◆ **Data**:
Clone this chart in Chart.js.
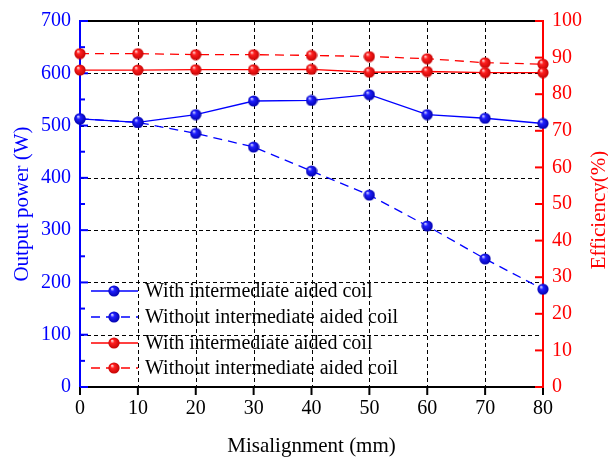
<!DOCTYPE html>
<html>
<head>
<meta charset="utf-8">
<script src="https://cdn.jsdelivr.net/npm/chart.js@4.4.0/dist/chart.umd.min.js"></script>
<style>
  body { margin: 0; background: #fff; }
  canvas { display: block; }
</style>
</head>
<body>
<canvas id="misChart" width="608" height="459"></canvas>
<script>
// misalignment (mm)
const misalignment = [0, 10, 20, 30, 40, 50, 60, 70, 80];
// output power (W)
const powerWith = [513, 506, 521, 547, 548, 559, 521, 514, 504];
const powerWithout = [513, 506, 485, 459, 413, 367, 308, 245, 187];
// efficiency (%)
const effWith = [86.6, 86.6, 86.7, 86.7, 86.8, 86.0, 86.2, 85.9, 85.9];
const effWithout = [91.1, 91.1, 90.8, 90.8, 90.6, 90.3, 89.7, 88.6, 88.2];

const seriesLabels = ['With intermediate aided coil', 'Without intermediate aided coil',
                      'With intermediate aided coil', 'Without intermediate aided coil'];
const xTitle = 'Misalignment (mm)';
const yTitle = 'Output power (W)';
const y1Title = 'Efficiency(%)';

const FONT = '"Liberation Serif", "Times New Roman", serif';
const BLUE = '#0000ff';
const RED = '#ff0000';

// shaded ball marker
function makeBall(light, mid, dark) {
    const c = document.createElement('canvas');
    c.width = 12; c.height = 12;
    const g = c.getContext('2d');
    const grad = g.createRadialGradient(4, 3.6, 0.3, 6, 6, 6);
    grad.addColorStop(0, light);
    grad.addColorStop(0.3, mid);
    grad.addColorStop(1, dark);
    g.fillStyle = grad;
    g.beginPath();
    g.arc(6, 6, 5.6, 0, Math.PI * 2);
    g.fill();
    return c;
}
const blueBall = makeBall('#d8d8ff', '#2020ff', '#0000a8');
const redBall = makeBall('#ffd8d8', '#ff2020', '#c00000');

function pts(ys) {
    return misalignment.map((x, i) => ({x: x, y: ys[i]}));
}

function series(label, ys, axis, color, ball, dashed) {
    return {
        label: label,
        data: pts(ys),
        yAxisID: axis,
        borderColor: color,
        borderWidth: 1.3,
        borderDash: dashed ? [9, 6] : [],
        pointStyle: ball,
        pointRadius: 6,
        pointHoverRadius: 6,
        tension: 0,
        clip: false,
        fill: false
    };
}

const frame = {
    id: 'frame',
    beforeDatasetsDraw(chart) {
        const ctx = chart.ctx;
        const a = chart.chartArea;
        const x = chart.scales.x, y = chart.scales.y, y1 = chart.scales.y1;
        ctx.save();
        // dashed grid
        ctx.strokeStyle = '#000';
        ctx.lineWidth = 1;
        ctx.setLineDash([4, 3]);
        x.ticks.forEach(t => {
            if (t.value <= x.min || t.value >= x.max) return;
            const px = Math.round(x.getPixelForValue(t.value)) + 0.5;
            ctx.beginPath(); ctx.moveTo(px, a.top); ctx.lineTo(px, a.bottom); ctx.stroke();
        });
        y.ticks.forEach(t => {
            if (t.value <= y.min || t.value >= y.max) return;
            const py = Math.round(y.getPixelForValue(t.value)) + 0.5;
            ctx.beginPath(); ctx.moveTo(a.left, py); ctx.lineTo(a.right, py); ctx.stroke();
        });
        ctx.setLineDash([]);
        ctx.lineWidth = 2;
        // top and bottom
        ctx.strokeStyle = '#000';
        ctx.beginPath(); ctx.moveTo(a.left, a.top); ctx.lineTo(a.right, a.top); ctx.stroke();
        ctx.beginPath(); ctx.moveTo(a.left, a.bottom); ctx.lineTo(a.right, a.bottom); ctx.stroke();
        // x ticks outward
        x.ticks.forEach(t => {
            const px = x.getPixelForValue(t.value);
            ctx.beginPath(); ctx.moveTo(px, a.bottom); ctx.lineTo(px, a.bottom + 8); ctx.stroke();
        });
        // left axis
        ctx.strokeStyle = BLUE;
        ctx.beginPath(); ctx.moveTo(a.left, a.top - 1); ctx.lineTo(a.left, a.bottom); ctx.stroke();
        for (let v = y.min; v <= y.max; v += 50) {
            const py = y.getPixelForValue(v);
            const len = v % 100 === 0 ? 8 : 5;
            ctx.beginPath(); ctx.moveTo(a.left, py); ctx.lineTo(a.left + len, py); ctx.stroke();
        }
        // right axis
        ctx.strokeStyle = RED;
        ctx.beginPath(); ctx.moveTo(a.right, a.top - 1); ctx.lineTo(a.right, a.bottom + 1); ctx.stroke();
        y1.ticks.forEach(t => {
            const py = y1.getPixelForValue(t.value);
            ctx.beginPath(); ctx.moveTo(a.right, py); ctx.lineTo(a.right - 8, py); ctx.stroke();
        });
        ctx.restore();
    },
    afterDatasetsDraw(chart) {
        const ctx = chart.ctx;
        const a = chart.chartArea;
        ctx.save();
        // legend inside plot
        const rowY = [291, 317, 343, 368];
        chart.data.datasets.forEach((ds, i) => {
            const cy = rowY[i];
            ctx.strokeStyle = ds.borderColor;
            ctx.lineWidth = 1.3;
            ctx.setLineDash(ds.borderDash.length ? [9, 6] : []);
            ctx.beginPath(); ctx.moveTo(91, cy); ctx.lineTo(138, cy); ctx.stroke();
            ctx.setLineDash([]);
            ctx.drawImage(ds.pointStyle, 108, cy - 6);
            ctx.fillStyle = '#000';
            ctx.font = '20px ' + FONT;
            ctx.textBaseline = 'middle';
            ctx.textAlign = 'left';
            ctx.fillText(ds.label, 145, cy + 1);
        });
        // axis titles
        ctx.font = '21px ' + FONT;
        ctx.textBaseline = 'alphabetic';
        ctx.fillStyle = '#000';
        ctx.textAlign = 'center';
        ctx.fillText(xTitle, (a.left + a.right) / 2, 452);
        ctx.fillStyle = BLUE;
        ctx.save();
        ctx.translate(27.5, (a.top + a.bottom) / 2);
        ctx.rotate(-Math.PI / 2);
        ctx.fillText(yTitle, 0, 0);
        ctx.restore();
        ctx.fillStyle = RED;
        ctx.save();
        ctx.translate(605, (a.top + a.bottom) / 2 + 6);
        ctx.rotate(-Math.PI / 2);
        ctx.fillText(y1Title, 0, 0);
        ctx.restore();
        ctx.restore();
    }
};

const ctx = document.getElementById('misChart');

new Chart(ctx, {
    type: 'line',
    data: {
        datasets: [
            series(seriesLabels[0], powerWith, 'y', BLUE, blueBall, false),
            series(seriesLabels[1], powerWithout, 'y', BLUE, blueBall, true),
            series(seriesLabels[2], effWith, 'y1', RED, redBall, false),
            series(seriesLabels[3], effWithout, 'y1', RED, redBall, true)
        ]
    },
    options: {
        responsive: false,
        animation: false,
        devicePixelRatio: 1,
        layout: { padding: { top: 15, left: 0, right: 0, bottom: 0 } },
        plugins: { legend: { display: false }, tooltip: { enabled: false } },
        scales: {
            x: {
                type: 'linear', min: 0, max: 80,
                grid: { display: false, drawTicks: false },
                border: { display: false },
                ticks: { stepSize: 10, color: '#000', padding: 10, font: { family: FONT, size: 20 } },
                afterFit(s) { s.height = 72; }
            },
            y: {
                position: 'left', min: 0, max: 700,
                grid: { display: false, drawTicks: false },
                border: { display: false },
                ticks: { stepSize: 100, color: BLUE, padding: 9, font: { family: FONT, size: 20 } },
                afterFit(s) { s.width = 80; }
            },
            y1: {
                position: 'right', min: 0, max: 100,
                grid: { display: false, drawTicks: false },
                border: { display: false },
                ticks: { stepSize: 10, color: RED, padding: 9, font: { family: FONT, size: 20 } },
                afterFit(s) { s.width = 65; }
            }
        }
    },
    plugins: [frame]
});
</script>
</body>
</html>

◆ **Request**: Quote the material word for word, dropping any images it holds.

◆ **Exercise output**:
Clone this chart in Chart.js.
<!DOCTYPE html>
<html>
<head>
<meta charset="utf-8">
<script src="https://cdn.jsdelivr.net/npm/chart.js@4.4.0/dist/chart.umd.min.js"></script>
<style>
  body { margin: 0; background: #fff; }
  canvas { display: block; }
</style>
</head>
<body>
<canvas id="misChart" width="608" height="459"></canvas>
<script>
// misalignment (mm)
const misalignment = [0, 10, 20, 30, 40, 50, 60, 70, 80];
// output power (W)
const powerWith = [513, 506, 521, 547, 548, 559, 521, 514, 504];
const powerWithout = [513, 506, 485, 459, 413, 367, 308, 245, 187];
// efficiency (%)
const effWith = [86.6, 86.6, 86.7, 86.7, 86.8, 86.0, 86.2, 85.9, 85.9];
const effWithout = [91.1, 91.1, 90.8, 90.8, 90.6, 90.3, 89.7, 88.6, 88.2];

const seriesLabels = ['With intermediate aided coil', 'Without intermediate aided coil',
                      'With intermediate aided coil', 'Without intermediate aided coil'];
const xTitle = 'Misalignment (mm)';
const yTitle = 'Output power (W)';
const y1Title = 'Efficiency(%)';

const FONT = '"Liberation Serif", "Times New Roman", serif';
const BLUE = '#0000ff';
const RED = '#ff0000';

// shaded ball marker
function makeBall(light, mid, dark) {
    const c = document.createElement('canvas');
    c.width = 12; c.height = 12;
    const g = c.getContext('2d');
    const grad = g.createRadialGradient(4, 3.6, 0.3, 6, 6, 6);
    grad.addColorStop(0, light);
    grad.addColorStop(0.3, mid);
    grad.addColorStop(1, dark);
    g.fillStyle = grad;
    g.beginPath();
    g.arc(6, 6, 5.6, 0, Math.PI * 2);
    g.fill();
    return c;
}
const blueBall = makeBall('#d8d8ff', '#2020ff', '#0000a8');
const redBall = makeBall('#ffd8d8', '#ff2020', '#c00000');

function pts(ys) {
    return misalignment.map((x, i) => ({x: x, y: ys[i]}));
}

function series(label, ys, axis, color, ball, dashed) {
    return {
        label: label,
        data: pts(ys),
        yAxisID: axis,
        borderColor: color,
        borderWidth: 1.3,
        borderDash: dashed ? [9, 6] : [],
        pointStyle: ball,
        pointRadius: 6,
        pointHoverRadius: 6,
        tension: 0,
        clip: false,
        fill: false
    };
}

const frame = {
    id: 'frame',
    beforeDatasetsDraw(chart) {
        const ctx = chart.ctx;
        const a = chart.chartArea;
        const x = chart.scales.x, y = chart.scales.y, y1 = chart.scales.y1;
        ctx.save();
        // dashed grid
        ctx.strokeStyle = '#000';
        ctx.lineWidth = 1;
        ctx.setLineDash([4, 3]);
        x.ticks.forEach(t => {
            if (t.value <= x.min || t.value >= x.max) return;
            const px = Math.round(x.getPixelForValue(t.value)) + 0.5;
            ctx.beginPath(); ctx.moveTo(px, a.top); ctx.lineTo(px, a.bottom); ctx.stroke();
        });
        y.ticks.forEach(t => {
            if (t.value <= y.min || t.value >= y.max) return;
            const py = Math.round(y.getPixelForValue(t.value)) + 0.5;
            ctx.beginPath(); ctx.moveTo(a.left, py); ctx.lineTo(a.right, py); ctx.stroke();
        });
        ctx.setLineDash([]);
        ctx.lineWidth = 2;
        // top and bottom
        ctx.strokeStyle = '#000';
        ctx.beginPath(); ctx.moveTo(a.left, a.top); ctx.lineTo(a.right, a.top); ctx.stroke();
        ctx.beginPath(); ctx.moveTo(a.left, a.bottom); ctx.lineTo(a.right, a.bottom); ctx.stroke();
        // x ticks outward
        x.ticks.forEach(t => {
            const px = x.getPixelForValue(t.value);
            ctx.beginPath(); ctx.moveTo(px, a.bottom); ctx.lineTo(px, a.bottom + 8); ctx.stroke();
        });
        // left axis
        ctx.strokeStyle = BLUE;
        ctx.beginPath(); ctx.moveTo(a.left, a.top - 1); ctx.lineTo(a.left, a.bottom); ctx.stroke();
        for (let v = y.min; v <= y.max; v += 50) {
            const py = y.getPixelForValue(v);
            const len = v % 100 === 0 ? 8 : 5;
            ctx.beginPath(); ctx.moveTo(a.left, py); ctx.lineTo(a.left + len, py); ctx.stroke();
        }
        // right axis
        ctx.strokeStyle = RED;
        ctx.beginPath(); ctx.moveTo(a.right, a.top - 1); ctx.lineTo(a.right, a.bottom + 1); ctx.stroke();
        y1.ticks.forEach(t => {
            const py = y1.getPixelForValue(t.value);
            ctx.beginPath(); ctx.moveTo(a.right, py); ctx.lineTo(a.right - 8, py); ctx.stroke();
        });
        ctx.restore();
    },
    afterDatasetsDraw(chart) {
        const ctx = chart.ctx;
        const a = chart.chartArea;
        ctx.save();
        // legend inside plot
        const rowY = [291, 317, 343, 368];
        chart.data.datasets.forEach((ds, i) => {
            const cy = rowY[i];
            ctx.strokeStyle = ds.borderColor;
            ctx.lineWidth = 1.3;
            ctx.setLineDash(ds.borderDash.length ? [9, 6] : []);
            ctx.beginPath(); ctx.moveTo(91, cy); ctx.lineTo(138, cy); ctx.stroke();
            ctx.setLineDash([]);
            ctx.drawImage(ds.pointStyle, 108, cy - 6);
            ctx.fillStyle = '#000';
            ctx.font = '20px ' + FONT;
            ctx.textBaseline = 'middle';
            ctx.textAlign = 'left';
            ctx.fillText(ds.label, 145, cy + 1);
        });
        // axis titles
        ctx.font = '21px ' + FONT;
        ctx.textBaseline = 'alphabetic';
        ctx.fillStyle = '#000';
        ctx.textAlign = 'center';
        ctx.fillText(xTitle, (a.left + a.right) / 2, 452);
        ctx.fillStyle = BLUE;
        ctx.save();
        ctx.translate(27.5, (a.top + a.bottom) / 2);
        ctx.rotate(-Math.PI / 2);
        ctx.fillText(yTitle, 0, 0);
        ctx.restore();
        ctx.fillStyle = RED;
        ctx.save();
        ctx.translate(605, (a.top + a.bottom) / 2 + 6);
        ctx.rotate(-Math.PI / 2);
        ctx.fillText(y1Title, 0, 0);
        ctx.restore();
        ctx.restore();
    }
};

const ctx = document.getElementById('misChart');

new Chart(ctx, {
    type: 'line',
    data: {
        datasets: [
            series(seriesLabels[0], powerWith, 'y', BLUE, blueBall, false),
            series(seriesLabels[1], powerWithout, 'y', BLUE, blueBall, true),
            series(seriesLabels[2], effWith, 'y1', RED, redBall, false),
            series(seriesLabels[3], effWithout, 'y1', RED, redBall, true)
        ]
    },
    options: {
        responsive: false,
        animation: false,
        devicePixelRatio: 1,
        layout: { padding: { top: 15, left: 0, right: 0, bottom: 0 } },
        plugins: { legend: { display: false }, tooltip: { enabled: false } },
        scales: {
            x: {
                type: 'linear', min: 0, max: 80,
                grid: { display: false, drawTicks: false },
                border: { display: false },
                ticks: { stepSize: 10, color: '#000', padding: 10, font: { family: FONT, size: 20 } },
                afterFit(s) { s.height = 72; }
            },
            y: {
                position: 'left', min: 0, max: 700,
                grid: { display: false, drawTicks: false },
                border: { display: false },
                ticks: { stepSize: 100, color: BLUE, padding: 9, font: { family: FONT, size: 20 } },
                afterFit(s) { s.width = 80; }
            },
            y1: {
                position: 'right', min: 0, max: 100,
                grid: { display: false, drawTicks: false },
                border: { display: false },
                ticks: { stepSize: 10, color: RED, padding: 9, font: { family: FONT, size: 20 } },
                afterFit(s) { s.width = 65; }
            }
        }
    },
    plugins: [frame]
});
</script>
</body>
</html>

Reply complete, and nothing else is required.